Several other issues exist. One is compilation and analysis of data from confiscations: What species were involved? Where did the consignment come from? What smuggling techniques were used to avoid detection? Who benefited financially from the smuggling?
Improving the compilation of this data—on an ongoing basis with a constant analysis—would help identify the “hotspots” from which the animals are poached and why those particular hotspots are being targeted by poachers. Analysis can also identify smuggling routes and thus help improve customs intelligence and interceptions. Questioning of arrested smugglers can reveal information about higher-level criminals who are profiting financially from the illegal exploitation of wildlife. Good analysis can help suppress this criminal trade and alleviate some of the cruelty that it imposes.

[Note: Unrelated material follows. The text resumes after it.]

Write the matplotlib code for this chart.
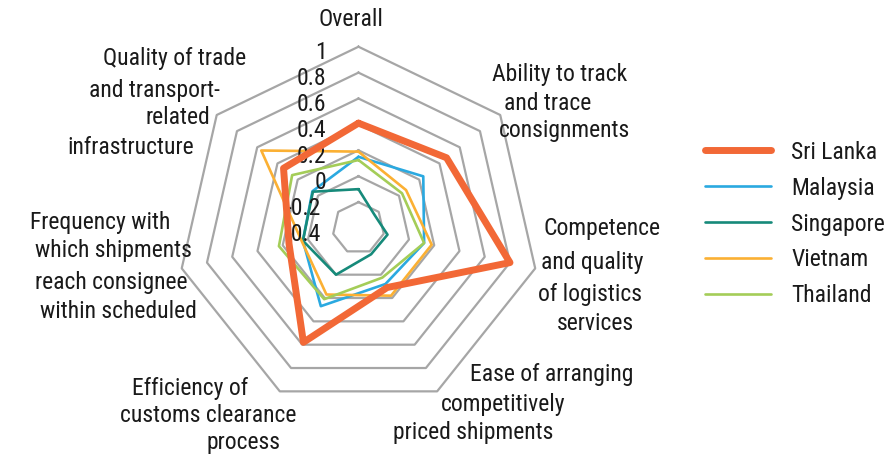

There should also be a better assessment of the conservation considerations. Certainly there is sympathy for the notion of restoring confiscated parrots to their native tropical habitat. But what are the consequences? There almost always are health risks with animals that have been held by traffickers—and detecting exotic sicknesses in seized animals can be a very expensive process. Should authorities risk the health of a large population of wild animals by releasing seized individuals back into their native habitats? Perhaps it is wiser to maintain rescued animals in a humane sanctuary for the rest of their lives.
Perhaps it would be wise to suggest long-term confinement be imposed upon the traffickers, as well.